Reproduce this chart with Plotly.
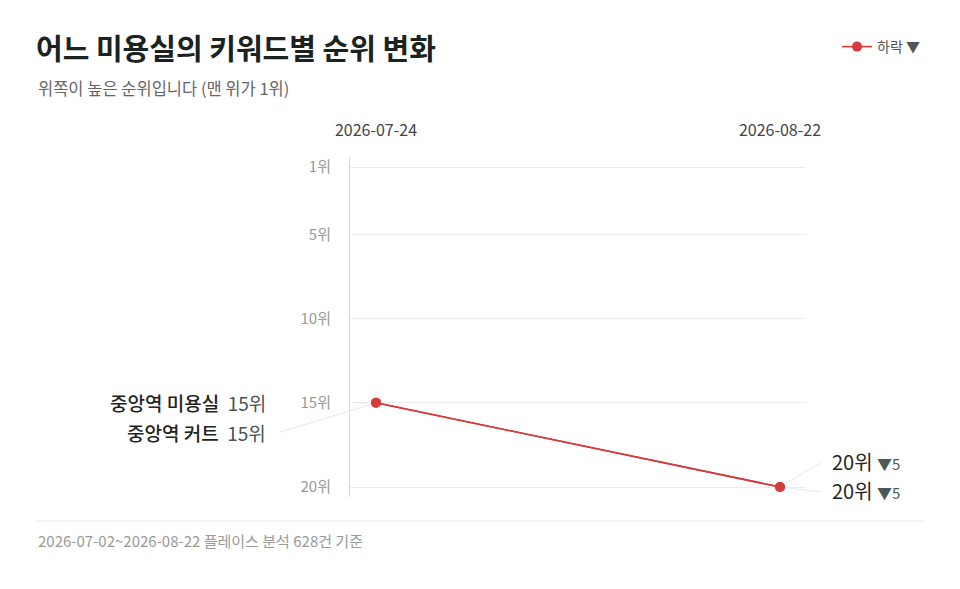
import plotly.graph_objects as go

# ---- data ----
dates = ["2026-07-24", "2026-08-22"]
keywords = ["중앙역 미용실", "중앙역 커트"]
ranks = {
    "중앙역 미용실": [15, 20],
    "중앙역 커트": [15, 20],
}
rank_ticks = [1, 5, 10, 15, 20]
rank_tick_text = ["1위", "5위", "10위", "15위", "20위"]
legend_name = "하락 ▼"
title_text = "어느 미용실의 키워드별 순위 변화"
subtitle_text = "위쪽이 높은 순위입니다 (맨 위가 1위)"
footer_text = "2026-07-02~2026-08-22 플레이스 분석 628건 기준"

# ---- layout geometry (pixels) ----
W, H = 960, 589
PL, PR, PT, PB = 350, 806, 157, 497
FONT = "Noto Sans CJK KR"
RED = "#d63a3a"


def px_x(px):
    return (px - PL) / (PR - PL)


def px_y(py):
    return (PB - py) / (PB - PT)


fig = go.Figure()
for i, kw in enumerate(keywords):
    fig.add_trace(go.Scatter(
        x=dates, y=ranks[kw], mode="lines+markers",
        name=legend_name, showlegend=(i == 0),
        line=dict(color=RED, width=1.6),
        marker=dict(color=RED, size=10),
        hoverinfo="skip",
    ))

annotations = []
# left labels (start values)
left_offsets = [(0, -24), (30, -98)]
for i, kw in enumerate(keywords):
    v0 = ranks[kw][0]
    dy, tail = left_offsets[i]
    annotations.append(dict(
        x=dates[0], y=v0, xref="x", yref="y", showarrow=False,
        xanchor="right", yanchor="middle", xshift=-108, yshift=-dy,
        text=(f"<span style='color:#1f2421;font-weight:500'>{kw}</span>&nbsp; "
              f"<span style='color:#4a5452;font-weight:400'>{v0}위</span>"),
        font=dict(family=FONT, size=19, color="#1f2421"),
    ))
    annotations.append(dict(
        x=dates[0], y=v0, xref="x", yref="y", showarrow=True, text="",
        ax=tail, ay=dy, arrowhead=0, arrowwidth=1, arrowcolor="#e6e9e8",
        standoff=6,
    ))

# right labels (end values)
right_offsets = [(-26, -25), (3, 5)]
for i, kw in enumerate(keywords):
    v0, v1 = ranks[kw]
    dy, ay = right_offsets[i]
    annotations.append(dict(
        x=dates[1], y=v1, xref="x", yref="y", showarrow=False,
        xanchor="left", yanchor="middle", xshift=50, yshift=-dy,
        text=f"{v1}위 <span style='font-size:15px;color:#4a5a55'>▼{v1 - v0}</span>",
        font=dict(family=FONT, size=20, color="#1f2623"),
    ))
    annotations.append(dict(
        x=dates[1], y=v1, xref="x", yref="y", showarrow=True, text="",
        ax=42, ay=ay, arrowhead=0, arrowwidth=1, arrowcolor="#e6e9e8",
        standoff=6,
    ))

# subtitle
annotations.append(dict(
    x=px_x(36), y=px_y(88), xref="paper", yref="paper", showarrow=False,
    xanchor="left", yanchor="middle", text=subtitle_text,
    font=dict(family=FONT, size=16.5, color="#666"),
))
# footer
annotations.append(dict(
    x=px_x(36), y=px_y(540), xref="paper", yref="paper", showarrow=False,
    xanchor="left", yanchor="middle", text=footer_text,
    font=dict(family=FONT, size=15, color="#999"),
))

fig.update_layout(
    width=W, height=H,
    margin=dict(l=PL, r=W - PR, t=PT, b=H - PB, pad=0),
    paper_bgcolor="white", plot_bgcolor="white",
    font=dict(family=FONT, color="#333"),
    title=dict(
        text=f"<b>{title_text}</b>", x=36 / W, xref="container", xanchor="left",
        y=1 - 50 / H, yref="container", yanchor="middle",
        font=dict(family=FONT, size=29, color="#1a2320"),
    ),
    showlegend=True,
    legend=dict(
        x=px_x(925), y=px_y(47), xanchor="right", yanchor="middle",
        orientation="h", font=dict(family=FONT, size=14, color="#555"),
        bgcolor="rgba(0,0,0,0)", itemwidth=30,
    ),
    xaxis=dict(
        type="category", side="top", range=[-26 / 404, 1 + 26 / 404],
        showgrid=False, zeroline=False, showline=False, ticks="",
        ticklabelstandoff=17,
        tickfont=dict(family=FONT, size=16, color="#444"),
        fixedrange=True,
    ),
    yaxis=dict(
        range=[20 + 10 / 16.84, 1 - 10 / 16.84],
        tickvals=rank_ticks, ticktext=rank_tick_text,
        showgrid=True, gridcolor="#ececec", gridwidth=1,
        zeroline=False, showline=True, linecolor="#cfdcda", linewidth=1,
        ticks="", ticklabelstandoff=15,
        tickfont=dict(family=FONT, size=15, color="#999"),
        fixedrange=True,
    ),
    annotations=annotations,
    shapes=[dict(
        type="line", xref="paper", yref="paper",
        x0=px_x(36), x1=px_x(925), y0=px_y(521), y1=px_y(521),
        line=dict(color="#e8e8e8", width=1),
    )],
)

fig.write_html(
    "out.html",
    config={"displayModeBar": False},
    post_script="document.body.style.margin='0';document.body.style.padding='0';",
)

> _WHAT YOU SHOULD DO_
Reproduce the material word for word, minus the images.

> _TASK OUTPUT_
Reproduce this chart with Plotly.
import plotly.graph_objects as go

# ---- data ----
dates = ["2026-07-24", "2026-08-22"]
keywords = ["중앙역 미용실", "중앙역 커트"]
ranks = {
    "중앙역 미용실": [15, 20],
    "중앙역 커트": [15, 20],
}
rank_ticks = [1, 5, 10, 15, 20]
rank_tick_text = ["1위", "5위", "10위", "15위", "20위"]
legend_name = "하락 ▼"
title_text = "어느 미용실의 키워드별 순위 변화"
subtitle_text = "위쪽이 높은 순위입니다 (맨 위가 1위)"
footer_text = "2026-07-02~2026-08-22 플레이스 분석 628건 기준"

# ---- layout geometry (pixels) ----
W, H = 960, 589
PL, PR, PT, PB = 350, 806, 157, 497
FONT = "Noto Sans CJK KR"
RED = "#d63a3a"


def px_x(px):
    return (px - PL) / (PR - PL)


def px_y(py):
    return (PB - py) / (PB - PT)


fig = go.Figure()
for i, kw in enumerate(keywords):
    fig.add_trace(go.Scatter(
        x=dates, y=ranks[kw], mode="lines+markers",
        name=legend_name, showlegend=(i == 0),
        line=dict(color=RED, width=1.6),
        marker=dict(color=RED, size=10),
        hoverinfo="skip",
    ))

annotations = []
# left labels (start values)
left_offsets = [(0, -24), (30, -98)]
for i, kw in enumerate(keywords):
    v0 = ranks[kw][0]
    dy, tail = left_offsets[i]
    annotations.append(dict(
        x=dates[0], y=v0, xref="x", yref="y", showarrow=False,
        xanchor="right", yanchor="middle", xshift=-108, yshift=-dy,
        text=(f"<span style='color:#1f2421;font-weight:500'>{kw}</span>&nbsp; "
              f"<span style='color:#4a5452;font-weight:400'>{v0}위</span>"),
        font=dict(family=FONT, size=19, color="#1f2421"),
    ))
    annotations.append(dict(
        x=dates[0], y=v0, xref="x", yref="y", showarrow=True, text="",
        ax=tail, ay=dy, arrowhead=0, arrowwidth=1, arrowcolor="#e6e9e8",
        standoff=6,
    ))

# right labels (end values)
right_offsets = [(-26, -25), (3, 5)]
for i, kw in enumerate(keywords):
    v0, v1 = ranks[kw]
    dy, ay = right_offsets[i]
    annotations.append(dict(
        x=dates[1], y=v1, xref="x", yref="y", showarrow=False,
        xanchor="left", yanchor="middle", xshift=50, yshift=-dy,
        text=f"{v1}위 <span style='font-size:15px;color:#4a5a55'>▼{v1 - v0}</span>",
        font=dict(family=FONT, size=20, color="#1f2623"),
    ))
    annotations.append(dict(
        x=dates[1], y=v1, xref="x", yref="y", showarrow=True, text="",
        ax=42, ay=ay, arrowhead=0, arrowwidth=1, arrowcolor="#e6e9e8",
        standoff=6,
    ))

# subtitle
annotations.append(dict(
    x=px_x(36), y=px_y(88), xref="paper", yref="paper", showarrow=False,
    xanchor="left", yanchor="middle", text=subtitle_text,
    font=dict(family=FONT, size=16.5, color="#666"),
))
# footer
annotations.append(dict(
    x=px_x(36), y=px_y(540), xref="paper", yref="paper", showarrow=False,
    xanchor="left", yanchor="middle", text=footer_text,
    font=dict(family=FONT, size=15, color="#999"),
))

fig.update_layout(
    width=W, height=H,
    margin=dict(l=PL, r=W - PR, t=PT, b=H - PB, pad=0),
    paper_bgcolor="white", plot_bgcolor="white",
    font=dict(family=FONT, color="#333"),
    title=dict(
        text=f"<b>{title_text}</b>", x=36 / W, xref="container", xanchor="left",
        y=1 - 50 / H, yref="container", yanchor="middle",
        font=dict(family=FONT, size=29, color="#1a2320"),
    ),
    showlegend=True,
    legend=dict(
        x=px_x(925), y=px_y(47), xanchor="right", yanchor="middle",
        orientation="h", font=dict(family=FONT, size=14, color="#555"),
        bgcolor="rgba(0,0,0,0)", itemwidth=30,
    ),
    xaxis=dict(
        type="category", side="top", range=[-26 / 404, 1 + 26 / 404],
        showgrid=False, zeroline=False, showline=False, ticks="",
        ticklabelstandoff=17,
        tickfont=dict(family=FONT, size=16, color="#444"),
        fixedrange=True,
    ),
    yaxis=dict(
        range=[20 + 10 / 16.84, 1 - 10 / 16.84],
        tickvals=rank_ticks, ticktext=rank_tick_text,
        showgrid=True, gridcolor="#ececec", gridwidth=1,
        zeroline=False, showline=True, linecolor="#cfdcda", linewidth=1,
        ticks="", ticklabelstandoff=15,
        tickfont=dict(family=FONT, size=15, color="#999"),
        fixedrange=True,
    ),
    annotations=annotations,
    shapes=[dict(
        type="line", xref="paper", yref="paper",
        x0=px_x(36), x1=px_x(925), y0=px_y(521), y1=px_y(521),
        line=dict(color="#e8e8e8", width=1),
    )],
)

fig.write_html(
    "out.html",
    config={"displayModeBar": False},
    post_script="document.body.style.margin='0';document.body.style.padding='0';",
)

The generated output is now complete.